There certainly are many different explanations of what the number 666 means in the book of Revelation. So why should anyone believe that it means Nero Caesar, as I argue in this post, rather than something else? There’s actually an intriguing bit of historical evidence that the earliest readers of the book understood it the way I’ve suggested.
The question of the meaning of the number 666 arose from a comment on a post I wrote about secret codes in the Bible. This number represents a name and it comes from gematria, the practice in languages that use letters for numbers of adding up the total value of the letters in a word. Gematria is something like a code, but there’s an important difference.
As a rule, if you know how a code works, you can decipher anything written in that code. But in gematria, you need to know the likely subject of the code in order to imagine possible solutions and test their numerical totals.
It appears that early followers of Jesus understood the number of the beast in Revelation to indicate Nero Caesar (that is, to point to the imminent resumption of imperial persecution) because at least one early copyist seems to have known that this was the solution to the code, but couldn’t get the numbers to add up, and so wrote 616 instead, a number the copyist thought did work!
Here’s what likely happened. As Bruce Metzger suggests in his Textual Commentary on the New Testament, “Perhaps the change was intentional, seeing that the Greek form Neron Caesar written in Hebrew characters is equivalent to 666, while the Latin form Nero Caesar is equivalent to 616.” (The difference is the Hebrew letter Nun, which has a value of 50.) Whatever copyist first introduced the change was thinking of Nero’s name in Latin rather than Greek, and so wrote in 616.
We don’t know when this variant reading first appeared, but it was quite early, since Irenaeus discusses it in Against Heresies, which he wrote around AD 180. He notes that 666, not 616, is the number “found in all the most approved and ancient copies” of the book of Revelation, and that “those men who saw John face to face” attest to it. So 616 was recognized early on as a change. But that’s the whole point: it’s a change that was made so early it was likely introduced by someone who knew what Revelation wanted to say and who was trying to get the numbers to add up.
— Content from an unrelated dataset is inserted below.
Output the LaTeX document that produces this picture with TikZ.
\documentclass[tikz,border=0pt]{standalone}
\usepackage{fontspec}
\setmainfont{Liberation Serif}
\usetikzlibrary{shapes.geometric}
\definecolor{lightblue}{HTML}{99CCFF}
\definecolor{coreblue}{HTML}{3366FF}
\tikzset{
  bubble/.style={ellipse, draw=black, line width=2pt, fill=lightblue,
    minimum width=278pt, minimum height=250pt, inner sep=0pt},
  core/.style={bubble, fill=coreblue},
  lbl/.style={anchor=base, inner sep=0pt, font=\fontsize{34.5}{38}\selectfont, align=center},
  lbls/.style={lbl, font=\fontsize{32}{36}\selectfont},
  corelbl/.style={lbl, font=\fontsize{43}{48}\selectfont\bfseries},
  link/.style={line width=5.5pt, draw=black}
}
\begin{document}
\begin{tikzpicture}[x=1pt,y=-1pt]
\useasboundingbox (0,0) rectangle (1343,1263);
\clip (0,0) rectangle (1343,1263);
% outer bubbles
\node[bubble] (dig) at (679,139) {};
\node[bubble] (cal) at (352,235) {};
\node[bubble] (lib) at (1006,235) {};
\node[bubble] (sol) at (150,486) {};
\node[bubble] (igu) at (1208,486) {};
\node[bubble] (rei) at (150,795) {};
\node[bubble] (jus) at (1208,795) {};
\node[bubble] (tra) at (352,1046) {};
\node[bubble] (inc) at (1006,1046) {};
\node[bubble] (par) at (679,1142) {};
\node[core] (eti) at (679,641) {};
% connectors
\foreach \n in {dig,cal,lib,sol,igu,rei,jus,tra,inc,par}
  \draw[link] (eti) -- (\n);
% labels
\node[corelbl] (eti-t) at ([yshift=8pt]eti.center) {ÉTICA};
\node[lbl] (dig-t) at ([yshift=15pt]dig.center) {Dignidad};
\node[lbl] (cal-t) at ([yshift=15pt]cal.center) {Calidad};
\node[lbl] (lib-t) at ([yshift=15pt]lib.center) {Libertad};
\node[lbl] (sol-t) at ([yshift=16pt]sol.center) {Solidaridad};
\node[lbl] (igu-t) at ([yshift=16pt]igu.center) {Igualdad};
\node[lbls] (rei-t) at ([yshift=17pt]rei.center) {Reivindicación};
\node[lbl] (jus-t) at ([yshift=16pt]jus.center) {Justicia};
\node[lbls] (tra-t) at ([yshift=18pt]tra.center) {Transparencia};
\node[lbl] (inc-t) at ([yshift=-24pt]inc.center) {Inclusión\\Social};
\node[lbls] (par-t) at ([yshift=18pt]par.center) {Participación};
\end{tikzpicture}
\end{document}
The change in the text was copied into later manuscripts. The first written evidence we have of this reading is in an Egyptian papyrus fragment that dates to about AD 225-275. The reading 616 also appears in Codex Ephraemi Rescriptus, compiled about 200 years later, which is one of the four major uncial manuscripts that are key resources for New Testament textual criticism.
This variant reading provides a vital clue that the interpretation of 666 as gematria for Nero(n) Caesar is correct. The implications are, as I say in my Daniel-Revelation study guide, that the meaning of this number “has a unique solution based on the conventions of apocalypses and the facts of history. Its main purpose is to delegitimize Domitian’s claims to divinity and to strengthen followers of Jesus who are being pressured by the emperor cult.” The take-home message for us today is that we should be equally faithful in resisting anything that rivals our loyalty to Jesus. But “the number 666 isn’t a coded biblical prediction of some invisible, demonic means of social control in the end times.”